A money map is essentially a financial road map. Using your current financial information, such as your income, your debts and expenses, and other monetary considerations, you’ll develop a route. And, with a clear destination in mind, you’ll be better able to meet your financial goals.
The good news is that you don’t need to be a financial whiz to create a money map that works. And when the map is complete, you’ll have a much better idea of your financial situation, what you need to do to plan for the future, and how to clear and avoid future debt.
Step One: Calculate Income and Expenses
To start creating your money map, you’ll need to gather a few numbers. Your income and your expenses are the main two amounts you’ll need. Figuring your monthly income should be easy, but you’ll want to make sure you write down and add up all monthly expenses. Utility bills can be estimated, since they can vary from month to month.
Don’t forget other things that many people forget or ignore, such as magazine and newspaper subscriptions, streaming services, monthly car maintenance and gas, lawn care services, gym memberships, etc.
When you subtract your expenses from your income, you’ll have a pretty good idea of what you have to work with each month for additional spending and savings.
Note: If you have several bank accounts, you might want to consider drawing links from your accounts to the expenses you pay from those accounts. This will make it easier to make adjustments to your money in the future as accounts and expenses change.
Step Two: Plan Your Budget
With a clear picture in mind of your expenses, you can see if there is anything you can trim or eliminate. Whether you do or don’t your remaining money is what you’ll have to budget with. As a general rule, the 50/30/20 budget is a good place to start.
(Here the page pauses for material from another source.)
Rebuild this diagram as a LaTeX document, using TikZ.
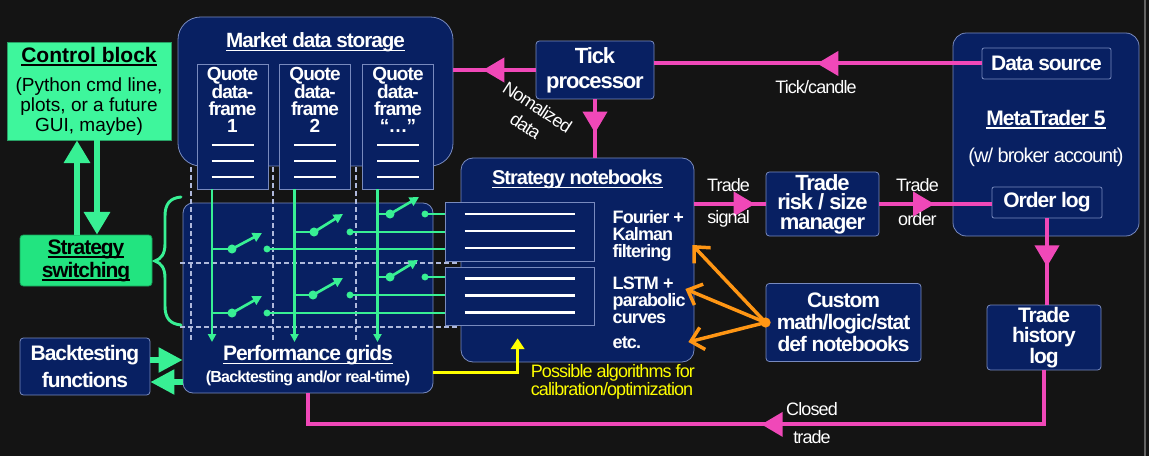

This involves 50% of your income going towards necessities, 30% to spending on wants, and 20% to put towards savings and debts.
If your expenses and debts comprise more than 50% of your income, you’ll want to see where you can make adjustments to improve your financial situation. Otherwise, you can make adjustments as you see fit.
For example, if you want to put more into savings and don’t need to spend so much on wants, plan your budget that way.
Step Three: Set Your Goals
If you want to have a certain amount put away for savings by the end of the year, see if your current budget will work to achieve that goal. If not, you’ll need to adjust either your budget or the goal amount. With all the numbers in front of you, you can set a realistic budget and goals that you can meet.
As you stick to your budget month after month, you are essentially traveling along your money map. When you reach your goal, you will have reached your financial destination. Then you can set a new goal and adjust the budget as necessary.
Keep in mind that a money map will change periodically. Expenses may rise or fall with the seasons, or disappear completely. You may take on new debt, or eliminate an older debt. But as long as you stay realistic and stick to the money map you’ve created, you’ll be on your way to a much better financial future.